Mar 31 '21 15:03 JasonGross

@zimmi48 's comment here reminded me of this issue, actually the current pyCoq API seems to have reached the point we could try to go ahead with this.

I'd be happy to help. Support tho is gonna be limited to 8.13 / 8.14 for now, unless we get considerable more manpower.

Another issue is that for sure tools such as the minimizer will require quite a bit of API adaptations in the pyCoq side, so IMHO we should be free to develop a bit before declaring a "stable" status. On the good thing there is a lot to gain from porting the tools to the python API, including huge speedups due to incremental document processing.

Thus, maybe I'd go the route of feature-freezing the cmdline-based , up to 8.5 version of the tools, and have a -next branch that could add the new features.

Nov 12 '21 14:11 ejgallego

Thus, maybe I'd go the route of feature-freezing the cmdline-based , up to 8.5 version of the tools, and have a -next branch that could add the new features.

I'm happy to have a development branch where we switch entirely to the new API, but my inclination for master is to gate the features behind presence of the relevant bindings, i.e., test if they're available at runtime and decide what to do based on that. All the old ways of doing things can be renamed "legacy" or something.

including huge speedups due to incremental document processing.

This sounds really great! I think the interface I want to have for the higher level bits is that of caching: the lower levels should diff the document being requested against what's available, cancel it backtrack to the shared root, and then evaluate the new things.

Nov 13 '21 09:11 JasonGross

I'm happy to have a development branch where we switch entirely to the new API, but my inclination for master is to gate the features behind presence of the relevant bindings, i.e., test if they're available at runtime and decide what to do based on that. All the old ways of doing things can be renamed "legacy" or something.

Indeed that sounds reasonable, tho it could be maybe too messy in the medium term? For example, I'm adding the get_document_structured method that will return a document which is not linear but where sections etc... are delimited, so for example how would the rest of the algorithm work over such data? If the "legacy" way doesn't really compute the structure in the same way we may have a mess.

I think the interface I want to have for the higher level bits is that of caching: the lower levels should diff the document being requested against what's available, cancel it backtrack to the shared root, and then evaluate the new things.

You mean you want to submit the diff to pyCoq directly?

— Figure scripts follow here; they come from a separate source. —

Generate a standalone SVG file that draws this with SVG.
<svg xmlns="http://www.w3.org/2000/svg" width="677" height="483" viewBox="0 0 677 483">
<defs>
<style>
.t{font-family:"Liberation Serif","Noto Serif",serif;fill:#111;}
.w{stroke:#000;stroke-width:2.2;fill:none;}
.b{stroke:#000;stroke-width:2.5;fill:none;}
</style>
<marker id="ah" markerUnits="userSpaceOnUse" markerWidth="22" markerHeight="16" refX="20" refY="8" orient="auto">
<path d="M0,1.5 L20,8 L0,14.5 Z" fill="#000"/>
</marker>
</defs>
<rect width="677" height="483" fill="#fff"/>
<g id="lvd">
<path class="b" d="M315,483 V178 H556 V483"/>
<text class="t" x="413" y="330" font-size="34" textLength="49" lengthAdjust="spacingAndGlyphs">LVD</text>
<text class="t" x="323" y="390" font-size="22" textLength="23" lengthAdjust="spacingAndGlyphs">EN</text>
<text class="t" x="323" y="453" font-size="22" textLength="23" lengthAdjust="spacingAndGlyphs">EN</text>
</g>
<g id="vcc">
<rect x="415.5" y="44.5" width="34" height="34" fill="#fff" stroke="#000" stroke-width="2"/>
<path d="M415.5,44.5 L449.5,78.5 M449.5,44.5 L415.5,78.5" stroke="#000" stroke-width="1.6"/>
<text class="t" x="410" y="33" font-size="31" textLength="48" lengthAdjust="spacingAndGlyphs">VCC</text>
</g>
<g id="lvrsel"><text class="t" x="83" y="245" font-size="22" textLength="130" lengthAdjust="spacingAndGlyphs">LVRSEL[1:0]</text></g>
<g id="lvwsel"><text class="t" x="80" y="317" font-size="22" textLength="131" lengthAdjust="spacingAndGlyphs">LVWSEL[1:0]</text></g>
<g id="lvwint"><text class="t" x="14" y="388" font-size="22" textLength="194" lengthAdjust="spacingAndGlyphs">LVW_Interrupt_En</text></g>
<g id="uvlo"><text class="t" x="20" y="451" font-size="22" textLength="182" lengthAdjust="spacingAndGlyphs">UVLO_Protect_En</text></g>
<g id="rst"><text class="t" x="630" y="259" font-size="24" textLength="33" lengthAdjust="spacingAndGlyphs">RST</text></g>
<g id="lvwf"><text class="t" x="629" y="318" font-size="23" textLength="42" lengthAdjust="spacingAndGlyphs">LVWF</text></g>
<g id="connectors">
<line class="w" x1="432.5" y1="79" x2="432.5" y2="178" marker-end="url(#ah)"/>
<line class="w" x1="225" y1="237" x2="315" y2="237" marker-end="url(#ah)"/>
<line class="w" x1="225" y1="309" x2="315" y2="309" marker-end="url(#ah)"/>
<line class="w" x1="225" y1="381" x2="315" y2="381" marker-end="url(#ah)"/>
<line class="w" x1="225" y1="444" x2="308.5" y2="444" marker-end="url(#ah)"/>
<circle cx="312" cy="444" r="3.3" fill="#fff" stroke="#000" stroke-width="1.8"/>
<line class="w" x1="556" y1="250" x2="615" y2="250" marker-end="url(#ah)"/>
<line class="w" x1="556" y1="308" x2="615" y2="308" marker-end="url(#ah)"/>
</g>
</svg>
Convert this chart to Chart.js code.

That'd be fine, but I'm not sure if that's what you mean here.

The current interface is a bit more primitive, you get ids for sentences (and sections / modules now with the structured doc) , you can invalidate one, then Coq will send you the list of things that are also invalidated due to deps, then you can add.

It is OK to have a diff-based interface as we need one anyways for LSP.

Nov 13 '21 11:11 ejgallego

You mean you want to submit the diff to pyCoq directly? That'd be fine, but I'm not sure if that's what you mean here.

No, I mean have a file in this repo that presents that interface on top of PyCoq

so for example how would the rest of the algorithm work over such data?

Either I'll make the existing thing match the structured representation, or we have two versions of minimize_file (which takes the file name), and dispatch on legacy vs not. All the glob file handling has to stay in anyway, because I imagine pyCoq can't absolutize the Requires in a(n installed) file if I can't tell it what arguments it's supposed to pass to Coq.

Another alternative is to leave minimize_file alone for starters, and start by adjusting the "get the error message of this text" function to make use of the incremental compilation when it's available. I imagine that interacting with the structured document representation (to delete or replace some commands) and getting feedback from Coq should be mostly independent?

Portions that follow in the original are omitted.